Smoking is one of the reasons for chronic lung diseases in smokers and non-smokers alike, but recent study reveals that exposure to second hand smoke leads to increased childhood illnesses alarming the pediatric community.

Science Daily recently published a study from the Pediatric Academic Societies Meeting 2016. According to a study, children who lived with smokers and are exposed to tobacco smoke get more illnesses as compared to children with no exposure to smokers.

The research entitled, "Tobacco Smoke Exposure and Health Care Utilization among Children Nationwide," studied the statistics presented from 2011-2012 by the National Survey on Children's Health and the U.S. Centers for Disease and Control Prevention's National Center for Health Statistics.

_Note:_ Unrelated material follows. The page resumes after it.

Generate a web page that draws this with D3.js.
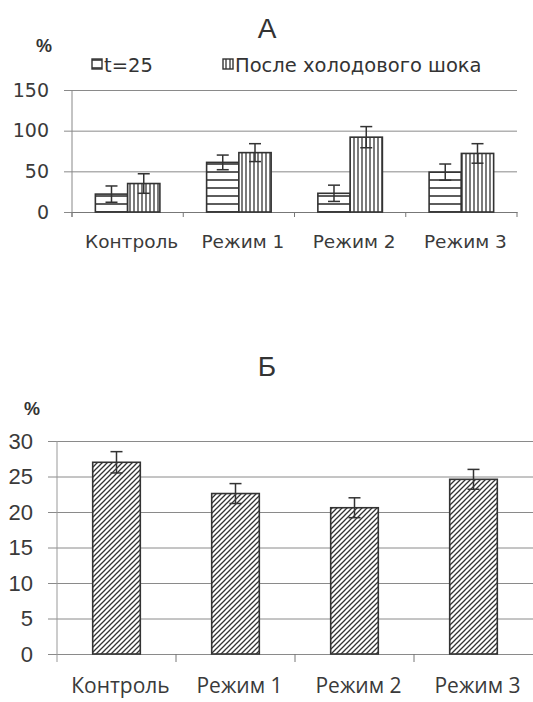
<!DOCTYPE html>
<html lang="ru">
<head>
<meta charset="utf-8" />
<title>А / Б</title>
<style>
  body { margin: 0; padding: 0; background: #fff; }
  svg { display: block; }
  .tick text { fill: #3a3a3a; }
  .grid line { stroke: #8a8a8a; stroke-width: 1; }
</style>
</head>
<body>
<div id="chart"></div>
<script src="https://d3js.org/d3.v7.min.js"></script>
<script>
// data, chart A
const catsA = ['Контроль', 'Режим 1', 'Режим 2', 'Режим 3'];
const seriesA = ['t=25', 'После холодового шока'];
const t25 = [22, 61, 23, 49];
const t25Err = [10, 9, 10, 10];
const shock = [35, 73, 92, 72];
const shockErr = [12, 11, 13, 12];
const ticksA = [0, 50, 100, 150];

// data, chart B
const catsB = ['Контроль', 'Режим 1', 'Режим 2', 'Режим 3'];
const valsB = [27.0, 22.6, 20.6, 24.6];
const errB = [1.5, 1.4, 1.4, 1.4];
const ticksB = [0, 5, 10, 15, 20, 25, 30];

const W = 533, H = 702;
const ink = '#333';
const svg = d3.select('#chart').append('svg')
    .attr('width', W)
    .attr('height', H);

const defs = svg.append('defs');
function pattern(id, size, path, w) {
  const p = defs.append('pattern')
      .attr('id', id)
      .attr('patternUnits', 'userSpaceOnUse')
      .attr('width', size).attr('height', size);
  p.append('rect').attr('width', size).attr('height', size).attr('fill', '#fff');
  p.append('path').attr('d', path).attr('stroke', ink).attr('stroke-width', w);
}
pattern('horiz', 8, 'M0,4H8', 1.6);
pattern('vert', 4, 'M2,0V4', 1.3);
pattern('diag', 5, 'M-1,6L6,-1M-1,1L1,-1M4,6L6,4', 1.3);

// ---------- chart A ----------
const xA = d3.scaleBand().domain(catsA).range([72, 517]).paddingInner(0.42).paddingOuter(0.21);
const xAs = d3.scaleBand().domain(seriesA).range([0, xA.bandwidth()]);
const yA = d3.scaleLinear().domain([0, 150]).range([212, 90]);
const fontA = 'DejaVu Sans, sans-serif';
const fontT = 'Liberation Sans, Arial, sans-serif';

const gA = svg.append('g');
gA.append('text').attr('x', 267).attr('y', 38).attr('text-anchor', 'middle')
    .attr('font-family', fontT).attr('font-size', 28).attr('fill', ink).text('А');
gA.append('text').attr('x', 36).attr('y', 52)
    .attr('font-family', fontT).attr('font-size', 18).attr('font-weight', 'bold').attr('fill', ink).text('%');

// legend
const legA = [
  { x: 92, fill: 'url(#horiz)', label: seriesA[0] },
  { x: 223, fill: 'url(#vert)', label: seriesA[1] }
];
legA.forEach(d => {
  gA.append('rect').attr('x', d.x).attr('y', 59).attr('width', 10).attr('height', 10)
      .attr('fill', d.fill).attr('stroke', ink).attr('stroke-width', 1.4);
  gA.append('text').attr('x', d.x + 12).attr('y', 72)
      .attr('font-family', fontA).attr('font-size', 19.5).attr('fill', ink).text(d.label);
});

gA.append('g').attr('class', 'grid')
    .attr('transform', 'translate(64,0)')
    .call(d3.axisLeft(yA).tickValues(ticksA).tickSize(-453).tickFormat(''))
    .call(g => g.select('.domain').remove());
gA.append('g')
    .attr('transform', 'translate(56,0)')
    .call(d3.axisLeft(yA).tickValues(ticksA).tickSize(0).tickPadding(7))
    .call(g => g.select('.domain').remove())
    .selectAll('text').attr('font-family', fontA).attr('font-size', 19);
gA.append('line').attr('x1', 72).attr('x2', 72).attr('y1', yA(150)).attr('y2', yA(0) + 5)
    .attr('stroke', '#888');
const xAxisA = gA.append('g')
    .attr('transform', `translate(0,${yA(0)})`)
    .call(d3.axisBottom(xA).tickSize(0).tickPadding(23))
    .call(g => g.select('.domain').attr('stroke', '#777'));
xAxisA.selectAll('text').attr('font-family', fontA).attr('font-size', 18.5).attr('dx', 4);
gA.selectAll('.sepA').data(d3.range(5)).enter().append('line')
    .attr('x1', i => 72 + i * (445 / 4)).attr('x2', i => 72 + i * (445 / 4))
    .attr('y1', yA(0)).attr('y2', yA(0) + 5).attr('stroke', '#777');

const barsA = [];
catsA.forEach((c, i) => {
  barsA.push({ cat: c, s: seriesA[0], v: t25[i], e: t25Err[i], fill: 'url(#horiz)' });
  barsA.push({ cat: c, s: seriesA[1], v: shock[i], e: shockErr[i], fill: 'url(#vert)' });
});
gA.selectAll('.barA').data(barsA).enter().append('rect')
    .attr('x', d => xA(d.cat) + xAs(d.s))
    .attr('y', d => yA(d.v))
    .attr('width', xAs.bandwidth())
    .attr('height', d => yA(0) - yA(d.v))
    .attr('fill', d => d.fill)
    .attr('stroke', ink).attr('stroke-width', 1.6);

function errBars(g, data, xc, y, cap) {
  const e = g.selectAll(null).data(data).enter().append('g')
      .attr('stroke', ink).attr('stroke-width', 1.5);
  e.append('line').attr('x1', xc).attr('x2', xc)
      .attr('y1', d => y(d.v + d.e)).attr('y2', d => y(d.v - d.e));
  e.append('line').attr('x1', d => xc(d) - cap).attr('x2', d => xc(d) + cap)
      .attr('y1', d => y(d.v + d.e)).attr('y2', d => y(d.v + d.e));
  e.append('line').attr('x1', d => xc(d) - cap).attr('x2', d => xc(d) + cap)
      .attr('y1', d => y(d.v - d.e)).attr('y2', d => y(d.v - d.e));
}
errBars(gA, barsA, d => xA(d.cat) + xAs(d.s) + xAs.bandwidth() / 2, yA, 6);

// ---------- chart Б ----------
const xB = d3.scaleBand().domain(catsB).range([57, 533]).paddingInner(0.6).paddingOuter(0.3);
const yB = d3.scaleLinear().domain([0, 30]).range([654, 441]);
const fontB = 'Open Sans, Noto Sans, sans-serif';

const gB = svg.append('g');
gB.append('text').attr('x', 267).attr('y', 376).attr('text-anchor', 'middle')
    .attr('font-family', fontT).attr('font-size', 28).attr('fill', ink).text('Б');
gB.append('text').attr('x', 24).attr('y', 415)
    .attr('font-family', fontT).attr('font-size', 18).attr('font-weight', 'bold').attr('fill', ink).text('%');

gB.append('g').attr('class', 'grid')
    .attr('transform', 'translate(48,0)')
    .call(d3.axisLeft(yB).tickValues(ticksB).tickSize(-485).tickFormat(''))
    .call(g => g.select('.domain').remove());
gB.append('g')
    .attr('transform', 'translate(36,0)')
    .call(d3.axisLeft(yB).tickValues(ticksB).tickSize(0).tickPadding(3))
    .call(g => g.select('.domain').remove())
    .selectAll('text').attr('font-family', fontT).attr('font-size', 22);
gB.append('line').attr('x1', 57).attr('x2', 57).attr('y1', yB(30)).attr('y2', yB(0) + 8)
    .attr('stroke', '#999');
gB.append('g')
    .attr('transform', `translate(0,${yB(0)})`)
    .call(d3.axisBottom(xB).tickSize(0).tickPadding(24))
    .call(g => g.select('.domain').remove())
    .selectAll('text').attr('font-family', fontB).attr('font-size', 21).attr('dx', 4);
gB.selectAll('.sepB').data(d3.range(1, 4)).enter().append('line')
    .attr('x1', i => 57 + i * 119).attr('x2', i => 57 + i * 119)
    .attr('y1', yB(0)).attr('y2', yB(0) + 8).attr('stroke', '#777');

const barsB = catsB.map((c, i) => ({ cat: c, v: valsB[i], e: errB[i] }));
gB.selectAll('.barB').data(barsB).enter().append('rect')
    .attr('x', d => xB(d.cat))
    .attr('y', d => yB(d.v))
    .attr('width', xB.bandwidth())
    .attr('height', d => yB(0) - yB(d.v))
    .attr('fill', 'url(#diag)')
    .attr('stroke', ink).attr('stroke-width', 1.6);
errBars(gB, barsB, d => xB(d.cat) + xB.bandwidth() / 2, yB, 6);
</script>
</body>
</html>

"Results showed a total of 24 percent of the 95,677 children in the study, corresponding to a weighted total of 17.6 million children across the United States, lived with smokers. About 5 percent of the children lived with someone who smokes inside the home, equivalent to a weighted sum of 3.6 million U.S. children" according to the same report by Science Daily.

Tobacco contains high amount of nicotine. It also a known cause of dental problems, halitosis and the more chronic illnesses such as liver, larynx and lung cancer, stroke, hypertension and bronchitis. According to the World Health Organization (WHO) there are about 6 millions preventable deaths each year due to smoking.

Apparently, smoking also drastically affects the health of children who live or exposed to second hand tobacco smoke. In the abstract released by the American Academy of Pediatrics, Lead author Ashley Merianos, PhD, Assistant Professor in the School of Human Services at the University of Cincinnati and a certified health education specialist said "Settings with a high volume of children exposed to tobacco smoke at home, including pediatric emergency departments, could serve as effective outlets for health messages to inform caregivers about the dangers of smoking around children and help decrease these potentially preventable tobacco smoke exposure-related visits and associated costs."

These just shows that the long debate regarding the public health safety issue when it comes to tobacco have a more significant social value than just causing diseases with adults. With the findings by Dr. Merianos, more distributors, law-makers and smokers should re-think their lifestyle since it is now backed up by science that smoking leads to increase illnesses affecting the fragile immune system of children.